2. The screen basket as recited in claim 1, wherein said camming actuator comprises a pin, whereby insertion of said pin in said aperture will provide said camming action.

3. The screen basket as recited in claim 1, wherein said pin is tapered.

4. The screen basket as recited in claim 1, wherein said at least one support ring comprises a plurality of first support rings and wherein the plurality of first support rings is assembled from a plurality of sections and said at least one support ring comprises a plurality of second support rings, the plurality of second support rings being assembled from a plurality of sections.

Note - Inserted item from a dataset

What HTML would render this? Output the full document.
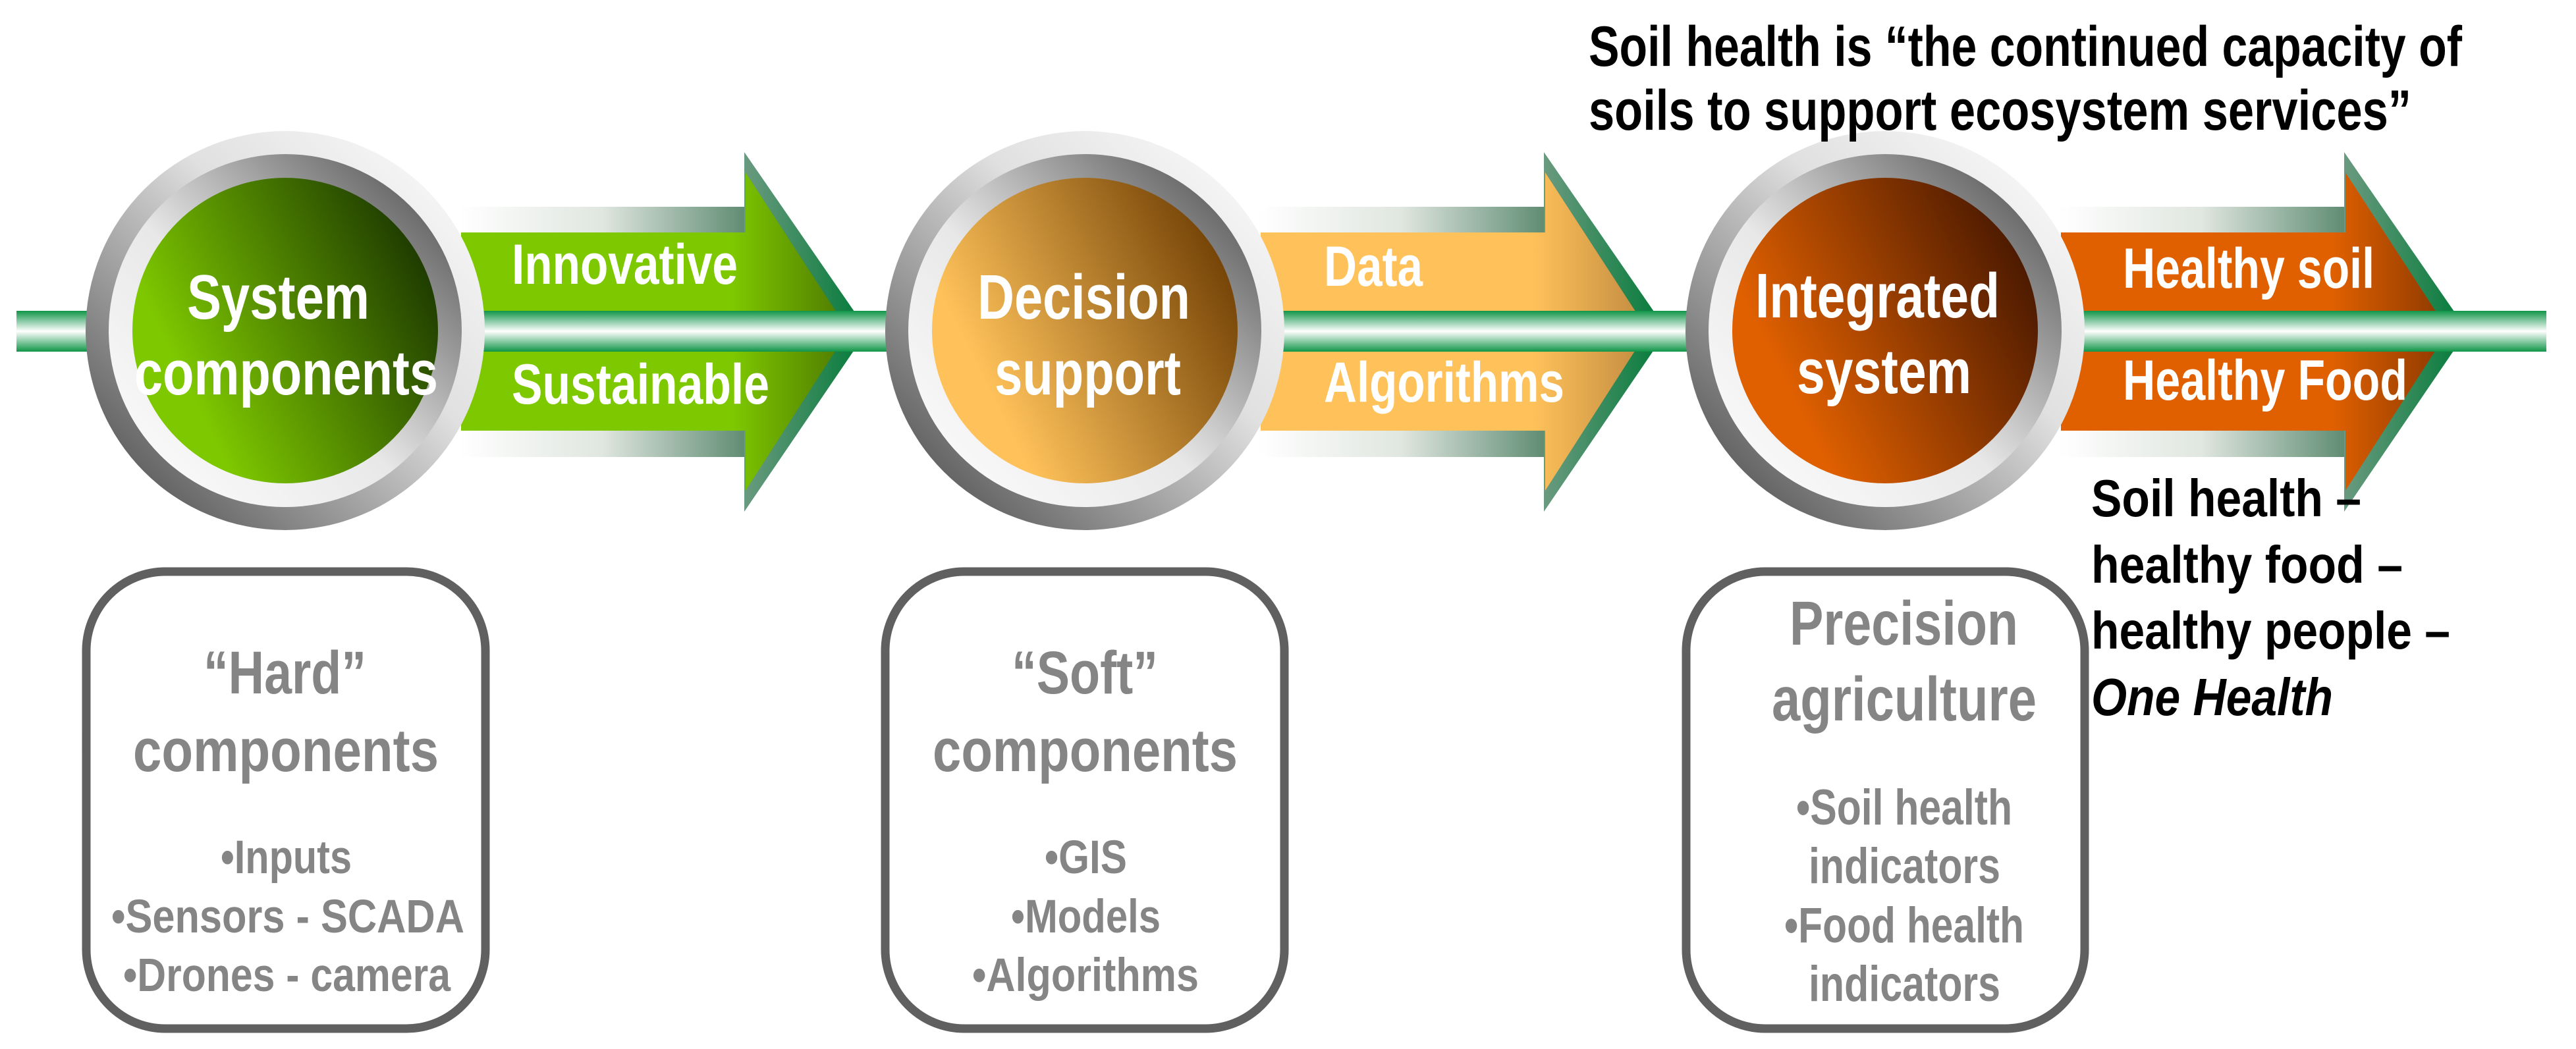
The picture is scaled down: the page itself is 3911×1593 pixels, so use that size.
<!DOCTYPE html>
<html><head><meta charset="utf-8">
<style>html,body{margin:0;padding:0;background:#fff;}svg{display:block;}
text{font-family:"Liberation Sans",Arial,sans-serif;font-weight:bold;}</style></head>
<body>
<svg width="3911" height="1593" viewBox="0 0 3911 1593" xmlns="http://www.w3.org/2000/svg">
<defs>
<linearGradient id="bar" x1="0" y1="0" x2="0" y2="1">
<stop offset="0" stop-color="#109548"/><stop offset="0.5" stop-color="#ffffff"/><stop offset="1" stop-color="#109548"/></linearGradient>
<linearGradient id="shade" x1="0" y1="0" x2="1" y2="0">
<stop offset="0" stop-color="#ffffff"/><stop offset="0.5" stop-color="#e0e6e0"/><stop offset="1" stop-color="#5f8c72"/></linearGradient>
<linearGradient id="edge" x1="0" y1="0" x2="1" y2="0">
<stop offset="0" stop-color="#6a9a80"/><stop offset="1" stop-color="#007a36"/></linearGradient>
<linearGradient id="h1" x1="0" y1="0" x2="1" y2="0">
<stop offset="0" stop-color="#7ec800"/><stop offset="0.7" stop-color="#7ec800"/><stop offset="1" stop-color="#4e7800"/></linearGradient>
<linearGradient id="h2" x1="0" y1="0" x2="1" y2="0">
<stop offset="0" stop-color="#ffc25a"/><stop offset="0.7" stop-color="#ffc25a"/><stop offset="1" stop-color="#c08a40"/></linearGradient>
<linearGradient id="h3" x1="0" y1="0" x2="1" y2="0">
<stop offset="0" stop-color="#e06000"/><stop offset="0.7" stop-color="#e06000"/><stop offset="1" stop-color="#8a3800"/></linearGradient>
<linearGradient id="ringO" x1="1" y1="0" x2="0" y2="1">
<stop offset="0" stop-color="#ffffff"/><stop offset="0.4" stop-color="#e0e0e0"/><stop offset="1" stop-color="#3e3e3e"/></linearGradient>
<linearGradient id="ringI" x1="0" y1="1" x2="1" y2="0">
<stop offset="0" stop-color="#ffffff"/><stop offset="0.45" stop-color="#e8e8e8"/><stop offset="1" stop-color="#404040"/></linearGradient>
<linearGradient id="f1" x1="0" y1="0.7" x2="1" y2="0.2">
<stop offset="0.15" stop-color="#7ec800"/><stop offset="1" stop-color="#163000"/></linearGradient>
<linearGradient id="f2" x1="0" y1="0.7" x2="1" y2="0.2">
<stop offset="0.15" stop-color="#ffc25a"/><stop offset="1" stop-color="#6a3a00"/></linearGradient>
<linearGradient id="f3" x1="0" y1="0.7" x2="1" y2="0.2">
<stop offset="0.15" stop-color="#e06000"/><stop offset="1" stop-color="#401400"/></linearGradient>
</defs>

<g>
<rect x="696" y="314" width="436" height="40" fill="url(#shade)"/>
<rect x="696" y="654" width="436" height="40" fill="url(#shade)"/>
<polygon points="1130,231 1317,502 1130,777" fill="url(#edge)"/>
<polygon points="700,353 1132,353 1132,262 1288,502 1132,745 1132,654 700,654" fill="url(#h1)"/>
</g>
<g transform="translate(1214,0)">
<rect x="696" y="314" width="436" height="40" fill="url(#shade)"/>
<rect x="696" y="654" width="436" height="40" fill="url(#shade)"/>
<polygon points="1130,231 1317,502 1130,777" fill="url(#edge)"/>
<polygon points="700,353 1132,353 1132,262 1288,502 1132,745 1132,654 700,654" fill="url(#h2)"/>
</g>
<g transform="translate(2429,0)">
<rect x="696" y="314" width="436" height="40" fill="url(#shade)"/>
<rect x="696" y="654" width="436" height="40" fill="url(#shade)"/>
<polygon points="1130,231 1317,502 1130,777" fill="url(#edge)"/>
<polygon points="700,353 1132,353 1132,262 1288,502 1132,745 1132,654 700,654" fill="url(#h3)"/>
</g>

<rect x="25" y="472" width="3841" height="62" fill="url(#bar)"/>

<g>
<circle cx="433" cy="502" r="303" fill="url(#ringO)"/>
<circle cx="433" cy="502" r="268" fill="url(#ringI)"/>
<circle cx="433" cy="502" r="232" fill="url(#f1)"/>
<circle cx="1647" cy="502" r="303" fill="url(#ringO)"/>
<circle cx="1647" cy="502" r="268" fill="url(#ringI)"/>
<circle cx="1647" cy="502" r="232" fill="url(#f2)"/>
<circle cx="2862" cy="502" r="303" fill="url(#ringO)"/>
<circle cx="2862" cy="502" r="268" fill="url(#ringI)"/>
<circle cx="2862" cy="502" r="232" fill="url(#f3)"/>
</g>

<g fill="#fff" font-size="96">
<text x="284" y="484" textLength="277" lengthAdjust="spacingAndGlyphs">System</text>
<text x="204" y="599" textLength="461" lengthAdjust="spacingAndGlyphs">components</text>
<text x="1484" y="484" textLength="323" lengthAdjust="spacingAndGlyphs">Decision</text>
<text x="1510" y="599" textLength="283" lengthAdjust="spacingAndGlyphs">support</text>
<text x="2665" y="482" textLength="371" lengthAdjust="spacingAndGlyphs">Integrated</text>
<text x="2728" y="597" textLength="265" lengthAdjust="spacingAndGlyphs">system</text>
</g>

<g fill="#fff" font-size="86">
<text x="777" y="431" textLength="343" lengthAdjust="spacingAndGlyphs">Innovative</text>
<text x="777" y="613" textLength="391" lengthAdjust="spacingAndGlyphs">Sustainable</text>
<text x="2010" y="434" textLength="150" lengthAdjust="spacingAndGlyphs">Data</text>
<text x="2010" y="610" textLength="365" lengthAdjust="spacingAndGlyphs">Algorithms</text>
<text x="3223" y="437" textLength="382" lengthAdjust="spacingAndGlyphs">Healthy soil</text>
<text x="3223" y="607" textLength="432" lengthAdjust="spacingAndGlyphs">Healthy Food</text>
</g>

<g fill="#000" font-size="86">
<text x="2412" y="100" textLength="1326" lengthAdjust="spacingAndGlyphs">Soil health is “the continued capacity of</text>
<text x="2412" y="197" textLength="1249" lengthAdjust="spacingAndGlyphs">soils to support  ecosystem services”</text>
</g>

<g fill="#000" font-size="80">
<text x="3175" y="784" textLength="410" lengthAdjust="spacingAndGlyphs">Soil health –</text>
<text x="3175" y="885" textLength="473" lengthAdjust="spacingAndGlyphs">healthy food –</text>
<text x="3175" y="985" textLength="545" lengthAdjust="spacingAndGlyphs">healthy people –</text>
<text x="3175" y="1086" textLength="367" lengthAdjust="spacingAndGlyphs" font-style="italic">One Health</text>
</g>

<g fill="none" stroke="#606060" stroke-width="13">
<rect x="131" y="868" width="606" height="694" rx="120" ry="120"/>
<rect x="1344" y="868" width="606" height="694" rx="120" ry="120"/>
<rect x="2560" y="868" width="605" height="694" rx="120" ry="120"/>
</g>
<g fill="#858585">
<text x="309" y="1053" font-size="92" textLength="247" lengthAdjust="spacingAndGlyphs">“Hard”</text>
<text x="202" y="1171" font-size="92" textLength="464" lengthAdjust="spacingAndGlyphs">components</text>
<text x="335" y="1326" font-size="71" textLength="199" lengthAdjust="spacingAndGlyphs">•Inputs</text>
<text x="169" y="1416" font-size="71" textLength="536" lengthAdjust="spacingAndGlyphs">•Sensors - SCADA</text>
<text x="187" y="1505" font-size="71" textLength="497" lengthAdjust="spacingAndGlyphs">•Drones - camera</text>

<text x="1536" y="1053" font-size="92" textLength="222" lengthAdjust="spacingAndGlyphs">“Soft”</text>
<text x="1416" y="1171" font-size="92" textLength="463" lengthAdjust="spacingAndGlyphs">components</text>
<text x="1586" y="1326" font-size="71" textLength="125" lengthAdjust="spacingAndGlyphs">•GIS</text>
<text x="1535" y="1416" font-size="71" textLength="227" lengthAdjust="spacingAndGlyphs">•Models</text>
<text x="1476" y="1505" font-size="71" textLength="344" lengthAdjust="spacingAndGlyphs">•Algorithms</text>

<text x="2717" y="979" font-size="95" textLength="347" lengthAdjust="spacingAndGlyphs">Precision</text>
<text x="2690" y="1094" font-size="95" textLength="402" lengthAdjust="spacingAndGlyphs">agriculture</text>
<text x="2727" y="1252" font-size="76" textLength="328" lengthAdjust="spacingAndGlyphs">•Soil health</text>
<text x="2746" y="1341" font-size="76" textLength="291" lengthAdjust="spacingAndGlyphs">indicators</text>
<text x="2709" y="1431" font-size="76" textLength="364" lengthAdjust="spacingAndGlyphs">•Food health</text>
<text x="2746" y="1520" font-size="76" textLength="291" lengthAdjust="spacingAndGlyphs">indicators</text>
</g>
</svg>
</body></html>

5. The screen basket as recited in claim 4, further comprising top and bottom flanges, each mounted to a respective one of the two longitudinal ends of the slotted cylindrical wall; the first and second support rings being secured to the plurality of profiled bars using a plurality of longitudinal rods spaced around the slotted cylindrical wall; the first and second support rings being provided with holes to receive the longitudinal rods.

6. The screen basket as recited in claim 5, further comprising combs, each receiving a respective one of the longitudinal rods, for longitudinally positioning the first and second support rings along the slotted cylindrical wall; the combs being secured to both top and bottom flanges therebetween and including longitudinal notches to receive the first and second support rings.